So, Paizo just released their updated Compatibility License for Pathfinder Second Edition! What does it look like? Well, a lot like the Compatibility License for first edition. But it's not the same, and you can't use the first edition license for second edition products. You need to agree to the new license if you want to produce Pathfinder Second Edition products. But it's so much legalese! Is there anyone who can put these side-by-side and let an overworked third party publisher know what's different? 

Yes! I can! Here are the changes, based on my own review:

  • The new license includes a Pathfinder-Icons font publishers can use. That’s nice to have, so abilities and magic items and such use the same symbolic language as Pathfinder Second Edition. There are some restrictions, though. To quote the new license: “You may use the Font only within Products and in advertisements and websites directly promoting those Products. You may not redistribute the font file, though you may embed it in a digital file (such as a PDF) produced under this License, for display and/or printing. No other license may be applied to it.” That seems reasonable to me.
  • “Products” wasn’t defined before, and may have been a bit ambiguous. Now “Products” covered by the license are defined as “printed books, electronic books, and freely available websites.” That is, they aren’t apps or electronic files. This is good for clarity, even though it was previously there, just buried in a later provision. And perhaps Paizo can stop clarifying every now and then that this license isn’t applicable to those things!
  • You can’t use the Compatibility Logo or Font unless your Product is fully compatible with Pathfinder Second Edition. Makes sense.
  • You used to be able to use the Compatibility Logo to indicate your product is compatible with the Pathfinder RPG. Now, you can use it “only on Products and in advertisements and websites directly promoting those Products.” That’s a little more limiting.
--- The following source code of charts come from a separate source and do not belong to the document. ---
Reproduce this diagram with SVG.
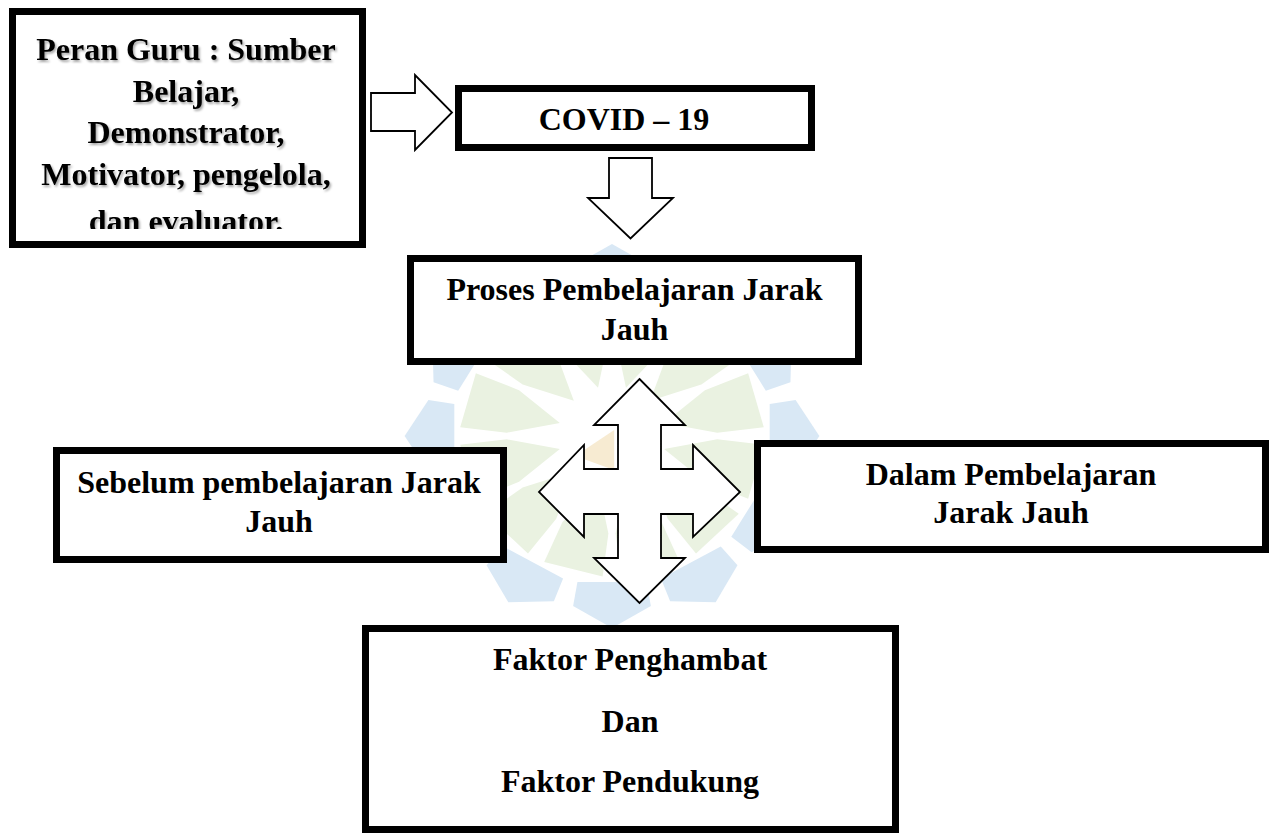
<svg xmlns="http://www.w3.org/2000/svg" xmlns:xlink="http://www.w3.org/1999/xlink" width="1272" height="834" viewBox="0 0 1272 834">
  <style>
    .box { fill: #ffffff; stroke: #000000; stroke-width: 7; }
    .arrow { fill: #ffffff; stroke: #000000; stroke-width: 1.8; stroke-linejoin: miter; }
    .t { font-family: "Liberation Serif", "Times New Roman", serif; font-weight: bold; font-size: 32px; fill: #000000; text-anchor: middle; }
    .wb { fill: #d9e8f5; }
    .wg { fill: #eaf2e1; }
  </style>
  <defs>
    <filter id="sh" x="-5%" y="-20%" width="110%" height="150%">
      <feDropShadow dx="1.5" dy="2" stdDeviation="1.2" flood-color="#000000" flood-opacity="0.35"/>
    </filter>
    <clipPath id="clip1">
      <rect x="16" y="15" width="344" height="214"/>
    </clipPath>
    <polygon id="blueSeg" points="0,-192 -36,-170 -32,-146 32,-146 36,-170"/>
    <polygon id="greenSeg" points="0,-50 -22,-95 -28,-138 28,-138 22,-95"/>
  </defs>

  <rect x="0" y="0" width="1272" height="834" fill="#ffffff"/>

  <g id="watermark" transform="translate(612,436) scale(1.08,1)">
    <g class="wb">
      <use xlink:href="#blueSeg" href="#blueSeg" transform="rotate(0)"/>
      <use xlink:href="#blueSeg" href="#blueSeg" transform="rotate(30)"/>
      <use xlink:href="#blueSeg" href="#blueSeg" transform="rotate(60)"/>
      <use xlink:href="#blueSeg" href="#blueSeg" transform="rotate(90)"/>
      <use xlink:href="#blueSeg" href="#blueSeg" transform="rotate(120)"/>
      <use xlink:href="#blueSeg" href="#blueSeg" transform="rotate(150)"/>
      <use xlink:href="#blueSeg" href="#blueSeg" transform="rotate(180)"/>
      <use xlink:href="#blueSeg" href="#blueSeg" transform="rotate(210)"/>
      <use xlink:href="#blueSeg" href="#blueSeg" transform="rotate(240)"/>
      <use xlink:href="#blueSeg" href="#blueSeg" transform="rotate(270)"/>
      <use xlink:href="#blueSeg" href="#blueSeg" transform="rotate(300)"/>
      <use xlink:href="#blueSeg" href="#blueSeg" transform="rotate(330)"/>
    </g>
    <g class="wg">
      <use xlink:href="#greenSeg" href="#greenSeg" transform="rotate(15)"/>
      <use xlink:href="#greenSeg" href="#greenSeg" transform="rotate(45)"/>
      <use xlink:href="#greenSeg" href="#greenSeg" transform="rotate(75)"/>
      <use xlink:href="#greenSeg" href="#greenSeg" transform="rotate(105)"/>
      <use xlink:href="#greenSeg" href="#greenSeg" transform="rotate(135)"/>
      <use xlink:href="#greenSeg" href="#greenSeg" transform="rotate(165)"/>
      <use xlink:href="#greenSeg" href="#greenSeg" transform="rotate(195)"/>
      <use xlink:href="#greenSeg" href="#greenSeg" transform="rotate(225)"/>
      <use xlink:href="#greenSeg" href="#greenSeg" transform="rotate(255)"/>
      <use xlink:href="#greenSeg" href="#greenSeg" transform="rotate(285)"/>
      <use xlink:href="#greenSeg" href="#greenSeg" transform="rotate(315)"/>
      <use xlink:href="#greenSeg" href="#greenSeg" transform="rotate(345)"/>
    </g>
    <polygon points="2,-6 -34,20 2,34" fill="#f7ebd2"/>
  </g>

  <g id="connectors">
    <path id="arrow-guru-covid" class="arrow" d="M371,93 L415,93 L415,75 L452,112.5 L415,150 L415,131 L371,131 Z"/>
    <path id="arrow-covid-proses" class="arrow" d="M609,158 L652,158 L652,198 L673,198 L630.5,238.5 L588,198 L609,198 Z"/>
    <path id="arrow-4way" class="arrow" d="M639.5,379 L685,425 L661,425 L661,469 L693,469 L693,445 L740,492 L693,537 L693,514 L661,514 L661,558 L685,558 L639.5,603 L594,558 L618,558 L618,514 L584,514 L584,537 L539,492 L584,445 L584,469 L618,469 L618,425 L594,425 Z"/>
  </g>

  <g id="node-peran-guru">
    <rect class="box" x="12.5" y="11.5" width="350" height="233"/>
    <g clip-path="url(#clip1)" filter="url(#sh)">
      <text class="t" x="186" y="60">Peran Guru : Sumber</text>
      <text class="t" x="186" y="101.5">Belajar,</text>
      <text class="t" x="186" y="143">Demonstrator,</text>
      <text class="t" x="186" y="184.5">Motivator, pengelola,</text>
      <text class="t" x="186" y="232">dan evaluator.</text>
    </g>
  </g>

  <g id="node-covid">
    <rect class="box" x="458.5" y="88.5" width="353" height="59"/>
    <text class="t" x="624" y="130">COVID – 19</text>
  </g>

  <g id="node-proses">
    <rect class="box" x="410.5" y="258.5" width="448" height="103"/>
    <text class="t" x="634.5" y="300">Proses Pembelajaran Jarak</text>
    <text class="t" x="634.5" y="340">Jauh</text>
  </g>

  <g id="node-sebelum">
    <rect class="box" x="56.5" y="450.5" width="447" height="109"/>
    <text class="t" x="279" y="493">Sebelum pembelajaran Jarak</text>
    <text class="t" x="279" y="532">Jauh</text>
  </g>

  <g id="node-dalam">
    <rect class="box" x="757.5" y="443.5" width="508" height="106"/>
    <text class="t" x="1011" y="485">Dalam Pembelajaran</text>
    <text class="t" x="1011" y="523">Jarak Jauh</text>
  </g>

  <g id="node-faktor">
    <rect class="box" x="365.5" y="628.5" width="530" height="201"/>
    <text class="t" x="630" y="670">Faktor Penghambat</text>
    <text class="t" x="630" y="732">Dan</text>
    <text class="t" x="630" y="792">Faktor Pendukung</text>
  </g>
</svg>
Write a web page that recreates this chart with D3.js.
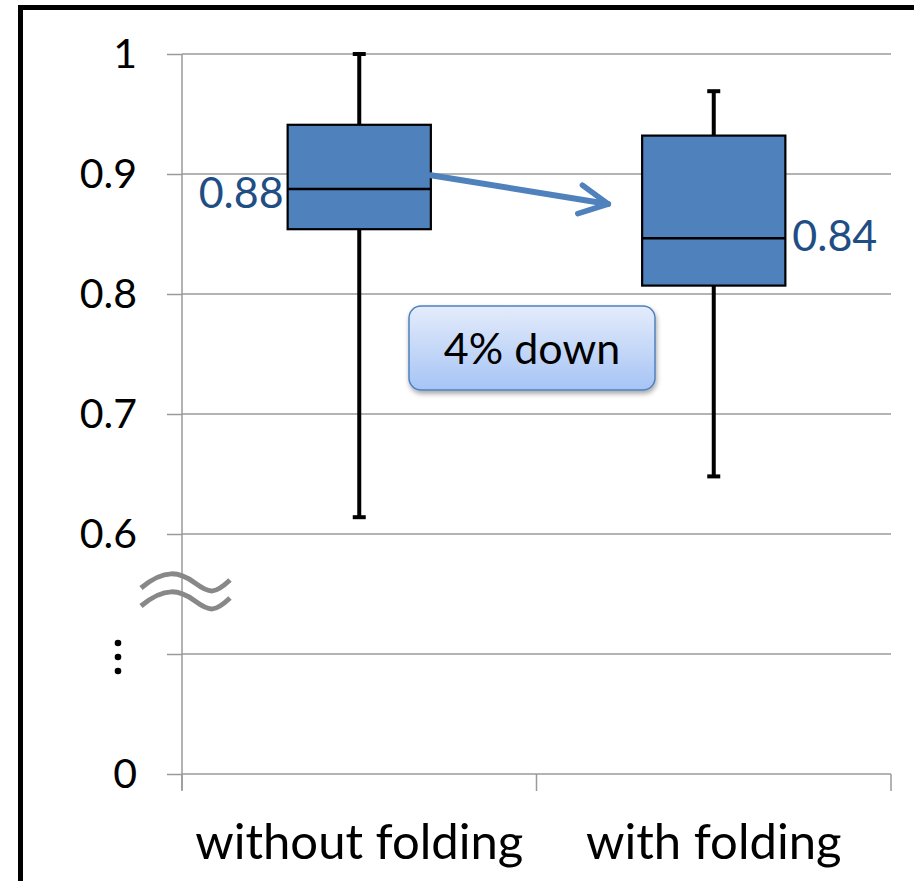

  • You formerly couldn’t design your products to look like Paizo’s products. You still can’t, but now you also can’t design your advertisements to look like Paizo’s advertisements. I wonder why this was something Paizo felt it had to add. I’m also concerned because there are only so many ways to advertise an RPG, I feel, and Paizo has staked their claim over some of those.
  • No product can be released under this license until August 1, 2019.
  • There’s some renumbering of sections. Don't let that scare you; content is very much the same (except, of course, as I'm listing here).
  • You used to only be able to reference specific books that were permitted. That’s still the rule, but now you “you may not reference them in your title, on your front cover, in your website domain name, or in advertisements.” I also wonder whether they had a problem with people calling their products “Ultimate Magic Expansion” or something like that. This is a more limiting.
  • They clarified something, which I suppose is technically an expansion. If a Paizo product name includes “Product Identity” as defined in the OGL, you are permitted to use it only to reference the title. I suppose if Paizo produced a “Rovagug’s Guide to Kicking Sarenrae’s Butt” it would be useful to say your product has lots of expanded butt-kicking powers to add to that. I think this is realistically designed to protect Paizo’s “Lost Omens” campaign setting name, since they’re including that in a lot of their product titles.
  • Huh. I just noticed that both the old license and the new license both award legal costs in a dispute to the prevailing party. That’s un-American. Really, that’s not a euphemism. It’s the “English Rule” of dividing such fees; the “American Rule” is that each party pays their own fees. A provision like Paizo included is specifically and intentionally designed to discourage action against them. 
  • A minor, sneaky change: previously, if Paizo updated the exhibits, they said “we will send notice to the contact information you supplied” but now it’s “we will attempt to send notice to the email address you supplied.” They also can send notices by email now. That lets them try less hard. Huh. I wonder if this was a problem before now for them.
  • Paizo doesn’t want your ads! Paizo previously required sending copies of any book, electronic book, or freely available websites” to their license manager. Now they just want copies of books and electronic books. Perhaps no one was sending website links to their license manager anyway.
  • If your Product is a website, you now have slightly different text to apply and you have to put the Compatibility Logo on your website’s main page. I know it’s hard to actually say what a “main page” is for this purpose (the Pathfinder section of a big game company with multiple systems? Or their home page?), and I wonder whether there are going to be issues with this.
  • You must now put the logo on any advertising; before, it was just print advertising that required the logo.
  • Of course, there is updated text to be added to your title page, copyright notice, and OGL. I’ll let you grab that updated text from the license text rather than reproduce it here; it’s updated about like you’d expect. The only change is you have to use a slightly longer block of text on a website than you had to use before. (Before, you needed longer text for a book or electronic book and a shorter text for ads and websites. Now you need the longer text for books, e-books, and websites and the shorter text solely for ads.)